**TASK BRIEF**
Please transcribe the listing below in full and word for word, without its pictures.

:::::

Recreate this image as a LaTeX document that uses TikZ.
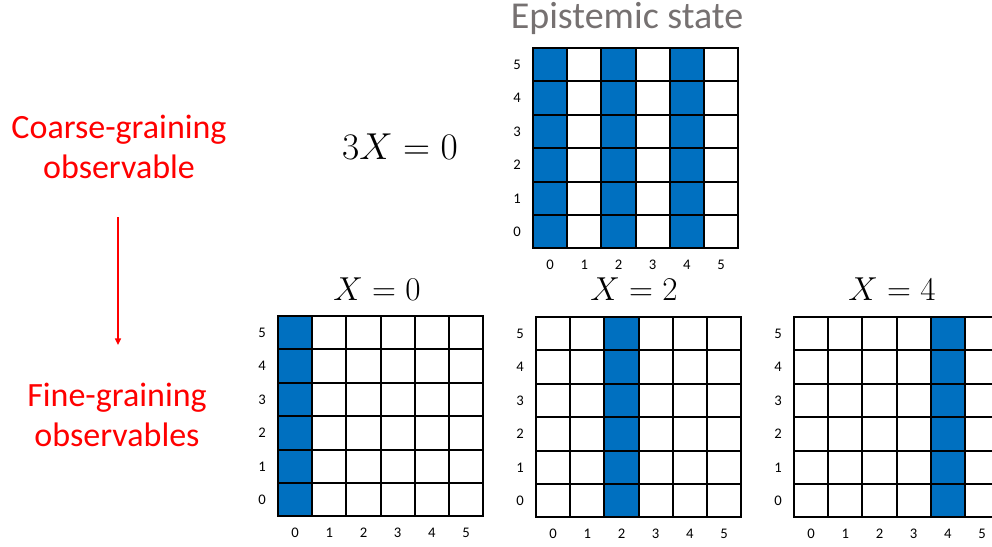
\documentclass[tikz,border=0pt]{standalone}
\usepackage{fontspec}
\setmainfont{Carlito}
\usepackage{amsmath}
\usetikzlibrary{arrows.meta,positioning}
\definecolor{cellblue}{RGB}{0,112,192}
\definecolor{headgray}{RGB}{118,113,113}
\definecolor{obsred}{RGB}{255,0,0}
\tikzset{
  x=0.75pt, y=-0.75pt,
  gridline/.style={draw=black, line width=1.6pt, line cap=rect},
  tick/.style={font=\fontsize{11}{13}\selectfont, inner sep=0pt},
  head/.style={font=\fontsize{28.5}{33}\selectfont, text=headgray, anchor=base},
  eqn/.style={font=\fontsize{24.88}{30}\selectfont, anchor=base},
  obs/.style={font=\fontsize{25.5}{29.5}\selectfont, text=obsred, align=center},
  flow/.style={-{Triangle[length=5pt,width=4.5pt]}, draw=obsred, line width=1.1pt},
}
% one 6x6 grid: #1 name, #2 left, #3 top, #4 filled columns
\newcommand{\stategrid}[4]{%
  \foreach \c in {#4} \fill[cellblue] ({#2+\c*34.2},#3) rectangle ++(34.2,200.4);
  \foreach \i in {0,...,6} {
    \draw[gridline] ({#2+\i*34.2},#3) -- ++(0,200.4);
    \draw[gridline] (#2,{#3+\i*33.4}) -- ++(205.2,0);
  }
  \foreach \i in {0,...,5} {
    \node[tick] (#1-r\i) at ({#2-16},{#3+(5-\i)*33.4+16.7}) {\i};
    \node[tick] (#1-c\i) at ({#2+\i*34.2+17.1},{#3+200.4+16}) {\i};
  }
}
\begin{document}
\begin{tikzpicture}
  \clip (0,0) rectangle (992,546);
  % coarse state on top, the three fine states below
  \node[head] (state) at (627,28) {Epistemic state};
  \stategrid{top}{533}{48}{0,2,4}
  \node[eqn] (coarse eq) at (400,159) {\scalebox{1.13}{$3X = 0$}};

  \stategrid{fa}{278}{316}{0}
  \stategrid{fb}{536}{317}{2}
  \stategrid{fc}{794}{317}{4}
  \node[eqn] (eq a) at (377,300) {$X = 0$};
  \node[eqn] (eq b) at (634,300) {$X = 2$};
  \node[eqn] (eq c) at (892,300) {$X = 4$};

  \node[obs] (coarse) at (119,147) {Coarse-graining\\observable};
  \node[obs] (fine) at (117,415) {Fine-graining\\observables};
  \coordinate (arr top) at (118,217);
  \coordinate (arr bot) at (118,345);
  \draw[flow] (arr top) -- (arr bot);
\end{tikzpicture}
\end{document}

:::::

**ANSWER TO THIS TASK**
Recreate this image as a LaTeX document that uses TikZ.
\documentclass[tikz,border=0pt]{standalone}
\usepackage{fontspec}
\setmainfont{Carlito}
\usepackage{amsmath}
\usetikzlibrary{arrows.meta,positioning}
\definecolor{cellblue}{RGB}{0,112,192}
\definecolor{headgray}{RGB}{118,113,113}
\definecolor{obsred}{RGB}{255,0,0}
\tikzset{
  x=0.75pt, y=-0.75pt,
  gridline/.style={draw=black, line width=1.6pt, line cap=rect},
  tick/.style={font=\fontsize{11}{13}\selectfont, inner sep=0pt},
  head/.style={font=\fontsize{28.5}{33}\selectfont, text=headgray, anchor=base},
  eqn/.style={font=\fontsize{24.88}{30}\selectfont, anchor=base},
  obs/.style={font=\fontsize{25.5}{29.5}\selectfont, text=obsred, align=center},
  flow/.style={-{Triangle[length=5pt,width=4.5pt]}, draw=obsred, line width=1.1pt},
}
% one 6x6 grid: #1 name, #2 left, #3 top, #4 filled columns
\newcommand{\stategrid}[4]{%
  \foreach \c in {#4} \fill[cellblue] ({#2+\c*34.2},#3) rectangle ++(34.2,200.4);
  \foreach \i in {0,...,6} {
    \draw[gridline] ({#2+\i*34.2},#3) -- ++(0,200.4);
    \draw[gridline] (#2,{#3+\i*33.4}) -- ++(205.2,0);
  }
  \foreach \i in {0,...,5} {
    \node[tick] (#1-r\i) at ({#2-16},{#3+(5-\i)*33.4+16.7}) {\i};
    \node[tick] (#1-c\i) at ({#2+\i*34.2+17.1},{#3+200.4+16}) {\i};
  }
}
\begin{document}
\begin{tikzpicture}
  \clip (0,0) rectangle (992,546);
  % coarse state on top, the three fine states below
  \node[head] (state) at (627,28) {Epistemic state};
  \stategrid{top}{533}{48}{0,2,4}
  \node[eqn] (coarse eq) at (400,159) {\scalebox{1.13}{$3X = 0$}};

  \stategrid{fa}{278}{316}{0}
  \stategrid{fb}{536}{317}{2}
  \stategrid{fc}{794}{317}{4}
  \node[eqn] (eq a) at (377,300) {$X = 0$};
  \node[eqn] (eq b) at (634,300) {$X = 2$};
  \node[eqn] (eq c) at (892,300) {$X = 4$};

  \node[obs] (coarse) at (119,147) {Coarse-graining\\observable};
  \node[obs] (fine) at (117,415) {Fine-graining\\observables};
  \coordinate (arr top) at (118,217);
  \coordinate (arr bot) at (118,345);
  \draw[flow] (arr top) -- (arr bot);
\end{tikzpicture}
\end{document}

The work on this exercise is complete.